DATASET EXCERPT:

════════════════

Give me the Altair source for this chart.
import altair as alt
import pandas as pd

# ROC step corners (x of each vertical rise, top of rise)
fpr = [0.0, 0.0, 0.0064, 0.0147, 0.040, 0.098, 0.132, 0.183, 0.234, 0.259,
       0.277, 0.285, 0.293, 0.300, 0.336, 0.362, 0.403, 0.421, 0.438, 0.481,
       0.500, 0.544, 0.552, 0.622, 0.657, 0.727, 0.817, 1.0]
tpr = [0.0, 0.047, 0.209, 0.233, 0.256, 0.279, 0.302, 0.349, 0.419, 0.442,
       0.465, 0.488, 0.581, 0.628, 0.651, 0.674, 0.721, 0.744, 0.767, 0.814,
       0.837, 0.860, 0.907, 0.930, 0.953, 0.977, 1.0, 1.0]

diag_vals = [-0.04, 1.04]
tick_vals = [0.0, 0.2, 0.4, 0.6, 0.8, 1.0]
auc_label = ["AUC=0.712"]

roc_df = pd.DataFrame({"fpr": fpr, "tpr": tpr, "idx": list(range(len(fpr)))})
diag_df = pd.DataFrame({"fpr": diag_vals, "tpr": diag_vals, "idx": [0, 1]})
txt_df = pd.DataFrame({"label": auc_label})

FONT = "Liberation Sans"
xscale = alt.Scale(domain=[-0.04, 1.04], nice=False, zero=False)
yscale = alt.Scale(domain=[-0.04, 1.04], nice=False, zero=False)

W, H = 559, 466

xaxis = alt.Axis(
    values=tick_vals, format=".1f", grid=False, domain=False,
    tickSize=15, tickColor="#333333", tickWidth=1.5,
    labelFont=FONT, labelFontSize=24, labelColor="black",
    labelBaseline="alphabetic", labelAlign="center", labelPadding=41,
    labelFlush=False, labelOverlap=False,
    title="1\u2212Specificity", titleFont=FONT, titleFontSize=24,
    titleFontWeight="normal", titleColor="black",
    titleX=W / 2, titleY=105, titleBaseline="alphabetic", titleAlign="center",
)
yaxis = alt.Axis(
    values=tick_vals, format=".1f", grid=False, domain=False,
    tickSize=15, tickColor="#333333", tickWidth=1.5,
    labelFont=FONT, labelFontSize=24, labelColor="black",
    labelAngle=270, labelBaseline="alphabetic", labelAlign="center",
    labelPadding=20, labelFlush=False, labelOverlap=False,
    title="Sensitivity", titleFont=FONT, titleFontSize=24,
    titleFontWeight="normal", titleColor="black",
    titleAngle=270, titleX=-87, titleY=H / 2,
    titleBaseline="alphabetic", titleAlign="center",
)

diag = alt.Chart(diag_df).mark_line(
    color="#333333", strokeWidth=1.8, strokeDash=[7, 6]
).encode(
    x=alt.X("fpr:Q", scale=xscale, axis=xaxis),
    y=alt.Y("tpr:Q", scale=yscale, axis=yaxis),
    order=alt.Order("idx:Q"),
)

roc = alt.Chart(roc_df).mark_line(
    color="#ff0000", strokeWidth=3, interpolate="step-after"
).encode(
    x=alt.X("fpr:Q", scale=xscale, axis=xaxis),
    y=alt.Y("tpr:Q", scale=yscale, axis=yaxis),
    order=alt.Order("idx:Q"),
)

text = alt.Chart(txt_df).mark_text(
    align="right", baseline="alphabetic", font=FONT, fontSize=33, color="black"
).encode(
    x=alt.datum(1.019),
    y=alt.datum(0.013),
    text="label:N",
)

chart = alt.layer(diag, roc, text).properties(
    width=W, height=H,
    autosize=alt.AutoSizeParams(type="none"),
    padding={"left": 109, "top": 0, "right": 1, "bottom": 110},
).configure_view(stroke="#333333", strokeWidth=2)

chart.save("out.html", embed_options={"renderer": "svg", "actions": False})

════════════════

GIVEN TASK: Extract exactly the leading lines of the data, stopping at and including the line with "W, H = 559, 466".

ANSWER FOR THE TASK:
Give me the Altair source for this chart.
import altair as alt
import pandas as pd

# ROC step corners (x of each vertical rise, top of rise)
fpr = [0.0, 0.0, 0.0064, 0.0147, 0.040, 0.098, 0.132, 0.183, 0.234, 0.259,
       0.277, 0.285, 0.293, 0.300, 0.336, 0.362, 0.403, 0.421, 0.438, 0.481,
       0.500, 0.544, 0.552, 0.622, 0.657, 0.727, 0.817, 1.0]
tpr = [0.0, 0.047, 0.209, 0.233, 0.256, 0.279, 0.302, 0.349, 0.419, 0.442,
       0.465, 0.488, 0.581, 0.628, 0.651, 0.674, 0.721, 0.744, 0.767, 0.814,
       0.837, 0.860, 0.907, 0.930, 0.953, 0.977, 1.0, 1.0]

diag_vals = [-0.04, 1.04]
tick_vals = [0.0, 0.2, 0.4, 0.6, 0.8, 1.0]
auc_label = ["AUC=0.712"]

roc_df = pd.DataFrame({"fpr": fpr, "tpr": tpr, "idx": list(range(len(fpr)))})
diag_df = pd.DataFrame({"fpr": diag_vals, "tpr": diag_vals, "idx": [0, 1]})
txt_df = pd.DataFrame({"label": auc_label})

FONT = "Liberation Sans"
xscale = alt.Scale(domain=[-0.04, 1.04], nice=False, zero=False)
yscale = alt.Scale(domain=[-0.04, 1.04], nice=False, zero=False)

W, H = 559, 466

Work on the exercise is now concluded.